-- START OF Record set --

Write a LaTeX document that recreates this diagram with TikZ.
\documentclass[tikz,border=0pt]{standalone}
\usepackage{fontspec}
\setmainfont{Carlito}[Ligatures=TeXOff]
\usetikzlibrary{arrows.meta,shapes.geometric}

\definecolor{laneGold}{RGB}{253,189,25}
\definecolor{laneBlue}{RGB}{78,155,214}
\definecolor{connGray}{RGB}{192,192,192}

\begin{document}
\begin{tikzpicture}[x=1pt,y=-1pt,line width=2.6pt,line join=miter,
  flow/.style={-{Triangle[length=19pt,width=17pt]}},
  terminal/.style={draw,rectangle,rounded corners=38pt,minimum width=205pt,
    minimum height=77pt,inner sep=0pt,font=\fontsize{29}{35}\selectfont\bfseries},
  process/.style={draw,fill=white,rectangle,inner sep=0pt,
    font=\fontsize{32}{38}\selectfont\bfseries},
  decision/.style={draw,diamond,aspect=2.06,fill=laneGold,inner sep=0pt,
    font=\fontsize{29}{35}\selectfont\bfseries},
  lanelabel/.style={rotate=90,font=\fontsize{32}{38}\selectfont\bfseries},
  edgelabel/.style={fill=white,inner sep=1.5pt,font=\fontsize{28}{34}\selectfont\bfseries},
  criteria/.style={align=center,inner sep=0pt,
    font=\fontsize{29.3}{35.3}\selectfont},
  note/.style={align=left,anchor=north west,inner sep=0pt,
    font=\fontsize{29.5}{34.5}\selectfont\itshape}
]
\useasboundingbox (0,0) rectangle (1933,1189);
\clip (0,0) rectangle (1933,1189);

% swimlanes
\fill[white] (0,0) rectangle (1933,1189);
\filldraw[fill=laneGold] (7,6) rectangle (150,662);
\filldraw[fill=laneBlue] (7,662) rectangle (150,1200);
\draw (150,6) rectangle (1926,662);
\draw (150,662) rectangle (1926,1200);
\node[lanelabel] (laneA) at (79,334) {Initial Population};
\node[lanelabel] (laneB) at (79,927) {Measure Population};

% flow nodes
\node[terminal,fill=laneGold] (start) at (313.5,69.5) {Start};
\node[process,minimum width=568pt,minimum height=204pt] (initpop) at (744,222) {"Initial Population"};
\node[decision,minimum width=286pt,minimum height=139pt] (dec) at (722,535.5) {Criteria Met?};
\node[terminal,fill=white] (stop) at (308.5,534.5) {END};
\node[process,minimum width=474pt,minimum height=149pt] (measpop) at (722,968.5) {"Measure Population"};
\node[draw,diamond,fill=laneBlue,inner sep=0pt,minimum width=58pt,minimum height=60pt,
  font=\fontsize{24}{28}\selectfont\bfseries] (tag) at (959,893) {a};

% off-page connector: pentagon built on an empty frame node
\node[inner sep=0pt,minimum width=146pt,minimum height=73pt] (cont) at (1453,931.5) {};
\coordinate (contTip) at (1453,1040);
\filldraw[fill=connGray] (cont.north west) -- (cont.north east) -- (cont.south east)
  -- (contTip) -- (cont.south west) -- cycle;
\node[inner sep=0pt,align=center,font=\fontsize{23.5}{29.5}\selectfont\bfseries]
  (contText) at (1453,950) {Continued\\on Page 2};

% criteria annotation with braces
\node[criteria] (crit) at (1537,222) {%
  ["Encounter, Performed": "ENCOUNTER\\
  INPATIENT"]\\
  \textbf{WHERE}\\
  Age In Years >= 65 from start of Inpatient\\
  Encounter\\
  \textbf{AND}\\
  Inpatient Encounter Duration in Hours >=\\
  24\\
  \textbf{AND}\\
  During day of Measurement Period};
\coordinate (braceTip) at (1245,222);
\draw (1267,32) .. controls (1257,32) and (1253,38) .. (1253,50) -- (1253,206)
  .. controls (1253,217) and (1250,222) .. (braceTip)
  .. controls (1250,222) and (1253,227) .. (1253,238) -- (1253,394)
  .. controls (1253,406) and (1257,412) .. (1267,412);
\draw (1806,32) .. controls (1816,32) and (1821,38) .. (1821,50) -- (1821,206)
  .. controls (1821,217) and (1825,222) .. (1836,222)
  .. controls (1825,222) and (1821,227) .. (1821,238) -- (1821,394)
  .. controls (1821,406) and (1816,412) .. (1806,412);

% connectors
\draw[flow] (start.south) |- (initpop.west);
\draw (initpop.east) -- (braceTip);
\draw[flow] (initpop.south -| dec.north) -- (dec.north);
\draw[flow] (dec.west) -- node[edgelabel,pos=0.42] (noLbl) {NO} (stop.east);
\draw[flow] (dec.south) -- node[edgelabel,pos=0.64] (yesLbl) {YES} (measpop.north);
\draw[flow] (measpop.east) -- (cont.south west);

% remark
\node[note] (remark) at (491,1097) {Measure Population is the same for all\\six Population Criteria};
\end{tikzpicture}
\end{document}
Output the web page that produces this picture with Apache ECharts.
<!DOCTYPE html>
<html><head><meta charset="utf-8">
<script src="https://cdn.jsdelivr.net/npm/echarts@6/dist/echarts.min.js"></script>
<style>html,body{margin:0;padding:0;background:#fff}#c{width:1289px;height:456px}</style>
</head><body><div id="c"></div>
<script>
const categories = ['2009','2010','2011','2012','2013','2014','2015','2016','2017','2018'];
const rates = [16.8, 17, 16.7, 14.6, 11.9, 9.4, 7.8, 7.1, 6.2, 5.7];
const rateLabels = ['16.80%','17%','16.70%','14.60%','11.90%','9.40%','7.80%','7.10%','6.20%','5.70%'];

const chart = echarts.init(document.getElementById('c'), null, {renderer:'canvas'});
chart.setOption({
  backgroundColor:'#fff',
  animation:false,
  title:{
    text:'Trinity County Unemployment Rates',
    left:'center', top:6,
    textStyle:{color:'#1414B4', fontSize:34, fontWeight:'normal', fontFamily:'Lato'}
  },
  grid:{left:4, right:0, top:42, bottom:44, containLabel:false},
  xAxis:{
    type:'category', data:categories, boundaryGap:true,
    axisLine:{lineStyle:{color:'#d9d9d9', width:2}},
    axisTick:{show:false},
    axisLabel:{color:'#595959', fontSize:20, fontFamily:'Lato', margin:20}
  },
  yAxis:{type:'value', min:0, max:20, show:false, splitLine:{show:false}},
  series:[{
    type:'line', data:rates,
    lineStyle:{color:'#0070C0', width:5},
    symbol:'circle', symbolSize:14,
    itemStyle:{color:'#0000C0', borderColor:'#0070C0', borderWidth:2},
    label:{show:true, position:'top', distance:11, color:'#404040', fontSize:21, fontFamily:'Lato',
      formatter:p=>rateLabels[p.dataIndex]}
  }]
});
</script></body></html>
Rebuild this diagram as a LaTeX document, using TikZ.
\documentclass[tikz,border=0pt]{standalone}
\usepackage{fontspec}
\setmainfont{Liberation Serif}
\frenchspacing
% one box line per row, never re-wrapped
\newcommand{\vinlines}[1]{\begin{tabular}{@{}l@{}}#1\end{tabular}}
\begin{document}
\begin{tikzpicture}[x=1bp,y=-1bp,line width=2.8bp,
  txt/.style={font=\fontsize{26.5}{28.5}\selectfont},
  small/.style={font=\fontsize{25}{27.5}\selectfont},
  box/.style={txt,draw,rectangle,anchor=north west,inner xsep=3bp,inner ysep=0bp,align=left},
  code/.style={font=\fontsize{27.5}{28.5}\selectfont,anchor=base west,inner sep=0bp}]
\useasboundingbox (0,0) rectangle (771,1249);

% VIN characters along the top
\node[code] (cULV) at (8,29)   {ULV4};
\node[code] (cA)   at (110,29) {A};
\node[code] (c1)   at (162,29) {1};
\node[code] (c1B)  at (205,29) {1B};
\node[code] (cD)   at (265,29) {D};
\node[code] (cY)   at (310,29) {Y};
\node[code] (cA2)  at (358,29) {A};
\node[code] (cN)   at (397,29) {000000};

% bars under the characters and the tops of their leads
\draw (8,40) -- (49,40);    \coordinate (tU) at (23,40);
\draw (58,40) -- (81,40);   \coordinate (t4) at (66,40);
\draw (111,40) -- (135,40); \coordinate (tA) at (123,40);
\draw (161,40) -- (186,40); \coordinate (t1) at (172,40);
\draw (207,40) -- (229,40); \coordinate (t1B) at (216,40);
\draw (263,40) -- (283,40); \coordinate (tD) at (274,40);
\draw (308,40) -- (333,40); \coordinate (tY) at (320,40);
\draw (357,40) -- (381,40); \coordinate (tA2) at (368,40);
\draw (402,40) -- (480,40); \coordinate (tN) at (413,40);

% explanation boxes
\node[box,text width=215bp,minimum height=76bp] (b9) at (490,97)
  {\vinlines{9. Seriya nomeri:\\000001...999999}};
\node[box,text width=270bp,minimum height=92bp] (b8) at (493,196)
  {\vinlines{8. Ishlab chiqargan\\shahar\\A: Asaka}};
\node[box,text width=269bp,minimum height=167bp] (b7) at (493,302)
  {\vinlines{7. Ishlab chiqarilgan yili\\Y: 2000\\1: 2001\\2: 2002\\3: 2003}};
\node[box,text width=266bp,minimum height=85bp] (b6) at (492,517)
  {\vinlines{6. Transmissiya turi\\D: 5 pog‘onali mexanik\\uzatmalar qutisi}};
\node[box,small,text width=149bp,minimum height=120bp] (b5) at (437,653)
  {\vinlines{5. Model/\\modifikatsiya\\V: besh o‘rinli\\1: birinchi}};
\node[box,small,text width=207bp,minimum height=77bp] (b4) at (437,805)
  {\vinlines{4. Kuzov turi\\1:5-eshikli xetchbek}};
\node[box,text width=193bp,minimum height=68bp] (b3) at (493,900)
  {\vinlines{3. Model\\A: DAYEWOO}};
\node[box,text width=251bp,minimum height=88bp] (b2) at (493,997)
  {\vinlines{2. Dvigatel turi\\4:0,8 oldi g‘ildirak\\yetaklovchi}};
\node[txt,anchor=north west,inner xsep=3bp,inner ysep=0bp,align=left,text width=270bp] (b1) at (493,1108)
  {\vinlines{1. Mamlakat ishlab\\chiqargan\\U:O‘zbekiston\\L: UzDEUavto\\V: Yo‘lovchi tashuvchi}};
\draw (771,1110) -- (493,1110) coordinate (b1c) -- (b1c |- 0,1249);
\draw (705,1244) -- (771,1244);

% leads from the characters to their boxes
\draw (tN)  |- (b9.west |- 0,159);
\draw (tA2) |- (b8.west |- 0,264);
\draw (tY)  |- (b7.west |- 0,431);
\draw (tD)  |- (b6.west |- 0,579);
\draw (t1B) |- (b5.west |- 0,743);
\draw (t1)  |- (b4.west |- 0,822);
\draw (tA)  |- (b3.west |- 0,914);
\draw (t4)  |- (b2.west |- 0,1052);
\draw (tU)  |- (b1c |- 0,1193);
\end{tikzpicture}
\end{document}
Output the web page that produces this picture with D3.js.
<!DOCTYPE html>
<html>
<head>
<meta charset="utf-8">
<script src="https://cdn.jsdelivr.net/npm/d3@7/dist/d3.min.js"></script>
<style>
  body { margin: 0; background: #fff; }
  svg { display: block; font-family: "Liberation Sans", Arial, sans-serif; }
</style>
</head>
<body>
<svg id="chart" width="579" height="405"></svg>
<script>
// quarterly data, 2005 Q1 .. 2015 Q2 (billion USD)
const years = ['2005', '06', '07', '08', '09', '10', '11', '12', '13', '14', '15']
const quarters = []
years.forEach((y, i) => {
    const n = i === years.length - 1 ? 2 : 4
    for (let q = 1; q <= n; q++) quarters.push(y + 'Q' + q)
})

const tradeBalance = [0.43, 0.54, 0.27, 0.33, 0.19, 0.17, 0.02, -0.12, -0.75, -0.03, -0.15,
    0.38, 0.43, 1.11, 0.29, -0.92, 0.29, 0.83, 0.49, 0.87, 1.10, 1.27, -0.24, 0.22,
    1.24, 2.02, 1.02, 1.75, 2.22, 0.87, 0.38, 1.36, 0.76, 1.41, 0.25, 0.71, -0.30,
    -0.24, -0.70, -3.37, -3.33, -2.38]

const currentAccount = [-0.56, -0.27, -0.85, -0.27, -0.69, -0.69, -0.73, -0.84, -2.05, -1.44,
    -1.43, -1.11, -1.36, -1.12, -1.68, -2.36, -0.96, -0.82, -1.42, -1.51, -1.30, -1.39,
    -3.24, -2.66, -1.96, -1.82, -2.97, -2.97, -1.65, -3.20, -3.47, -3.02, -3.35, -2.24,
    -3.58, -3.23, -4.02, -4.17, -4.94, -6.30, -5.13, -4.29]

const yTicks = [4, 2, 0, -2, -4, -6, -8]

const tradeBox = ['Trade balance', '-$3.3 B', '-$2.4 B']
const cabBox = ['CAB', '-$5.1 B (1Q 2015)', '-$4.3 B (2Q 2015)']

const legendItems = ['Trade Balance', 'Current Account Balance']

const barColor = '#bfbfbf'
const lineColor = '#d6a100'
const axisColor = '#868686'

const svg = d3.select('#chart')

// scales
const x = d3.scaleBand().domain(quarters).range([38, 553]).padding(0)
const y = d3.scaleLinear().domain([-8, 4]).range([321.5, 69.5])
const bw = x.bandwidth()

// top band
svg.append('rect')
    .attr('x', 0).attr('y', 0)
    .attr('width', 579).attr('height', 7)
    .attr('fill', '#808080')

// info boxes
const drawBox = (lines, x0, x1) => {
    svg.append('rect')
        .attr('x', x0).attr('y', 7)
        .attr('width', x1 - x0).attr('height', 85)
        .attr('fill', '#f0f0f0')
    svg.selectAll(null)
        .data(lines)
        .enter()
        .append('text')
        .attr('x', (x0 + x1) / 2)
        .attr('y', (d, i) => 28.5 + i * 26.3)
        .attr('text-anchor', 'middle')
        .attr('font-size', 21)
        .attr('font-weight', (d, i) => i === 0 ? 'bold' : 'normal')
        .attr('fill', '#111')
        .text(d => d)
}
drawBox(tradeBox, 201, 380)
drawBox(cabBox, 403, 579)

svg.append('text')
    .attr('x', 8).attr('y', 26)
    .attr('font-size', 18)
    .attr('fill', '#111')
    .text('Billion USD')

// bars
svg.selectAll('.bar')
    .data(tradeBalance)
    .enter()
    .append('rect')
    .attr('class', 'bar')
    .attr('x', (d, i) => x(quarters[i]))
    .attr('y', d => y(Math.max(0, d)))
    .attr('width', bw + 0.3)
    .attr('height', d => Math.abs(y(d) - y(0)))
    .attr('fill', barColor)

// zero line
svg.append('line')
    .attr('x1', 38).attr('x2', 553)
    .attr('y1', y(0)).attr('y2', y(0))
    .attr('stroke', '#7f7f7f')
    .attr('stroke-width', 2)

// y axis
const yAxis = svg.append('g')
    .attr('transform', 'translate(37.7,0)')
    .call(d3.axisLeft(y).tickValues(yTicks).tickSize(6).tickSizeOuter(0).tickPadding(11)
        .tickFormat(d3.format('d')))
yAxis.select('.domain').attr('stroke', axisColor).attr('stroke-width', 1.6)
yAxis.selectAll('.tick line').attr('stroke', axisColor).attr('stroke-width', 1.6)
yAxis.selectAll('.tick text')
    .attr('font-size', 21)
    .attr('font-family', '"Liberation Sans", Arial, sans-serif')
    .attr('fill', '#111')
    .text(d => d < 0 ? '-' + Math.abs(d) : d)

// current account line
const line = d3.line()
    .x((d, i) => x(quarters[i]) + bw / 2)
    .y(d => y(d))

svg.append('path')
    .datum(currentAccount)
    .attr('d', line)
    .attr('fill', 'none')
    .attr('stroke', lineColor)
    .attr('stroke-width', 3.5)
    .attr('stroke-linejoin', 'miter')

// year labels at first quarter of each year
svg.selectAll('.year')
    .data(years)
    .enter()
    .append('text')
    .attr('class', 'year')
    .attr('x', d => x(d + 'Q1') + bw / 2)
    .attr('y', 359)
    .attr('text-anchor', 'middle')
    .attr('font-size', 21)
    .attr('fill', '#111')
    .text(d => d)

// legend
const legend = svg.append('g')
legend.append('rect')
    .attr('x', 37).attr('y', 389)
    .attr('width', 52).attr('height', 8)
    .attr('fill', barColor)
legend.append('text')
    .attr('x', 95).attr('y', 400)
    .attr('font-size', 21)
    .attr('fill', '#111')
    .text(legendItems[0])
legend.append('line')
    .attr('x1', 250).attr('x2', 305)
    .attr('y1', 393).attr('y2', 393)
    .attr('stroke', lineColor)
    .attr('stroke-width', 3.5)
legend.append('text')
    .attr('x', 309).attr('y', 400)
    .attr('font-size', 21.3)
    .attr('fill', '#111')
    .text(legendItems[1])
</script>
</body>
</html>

-- END OF Record set --

• [Instructions for the task]: Exactly repeat the lines running from the top of the listing to the line bearing "(laneB) at (79,927)", both of those lines included, and only them.

• [Task result]:
Write a LaTeX document that recreates this diagram with TikZ.
\documentclass[tikz,border=0pt]{standalone}
\usepackage{fontspec}
\setmainfont{Carlito}[Ligatures=TeXOff]
\usetikzlibrary{arrows.meta,shapes.geometric}

\definecolor{laneGold}{RGB}{253,189,25}
\definecolor{laneBlue}{RGB}{78,155,214}
\definecolor{connGray}{RGB}{192,192,192}

\begin{document}
\begin{tikzpicture}[x=1pt,y=-1pt,line width=2.6pt,line join=miter,
  flow/.style={-{Triangle[length=19pt,width=17pt]}},
  terminal/.style={draw,rectangle,rounded corners=38pt,minimum width=205pt,
    minimum height=77pt,inner sep=0pt,font=\fontsize{29}{35}\selectfont\bfseries},
  process/.style={draw,fill=white,rectangle,inner sep=0pt,
    font=\fontsize{32}{38}\selectfont\bfseries},
  decision/.style={draw,diamond,aspect=2.06,fill=laneGold,inner sep=0pt,
    font=\fontsize{29}{35}\selectfont\bfseries},
  lanelabel/.style={rotate=90,font=\fontsize{32}{38}\selectfont\bfseries},
  edgelabel/.style={fill=white,inner sep=1.5pt,font=\fontsize{28}{34}\selectfont\bfseries},
  criteria/.style={align=center,inner sep=0pt,
    font=\fontsize{29.3}{35.3}\selectfont},
  note/.style={align=left,anchor=north west,inner sep=0pt,
    font=\fontsize{29.5}{34.5}\selectfont\itshape}
]
\useasboundingbox (0,0) rectangle (1933,1189);
\clip (0,0) rectangle (1933,1189);

% swimlanes
\fill[white] (0,0) rectangle (1933,1189);
\filldraw[fill=laneGold] (7,6) rectangle (150,662);
\filldraw[fill=laneBlue] (7,662) rectangle (150,1200);
\draw (150,6) rectangle (1926,662);
\draw (150,662) rectangle (1926,1200);
\node[lanelabel] (laneA) at (79,334) {Initial Population};
\node[lanelabel] (laneB) at (79,927) {Measure Population};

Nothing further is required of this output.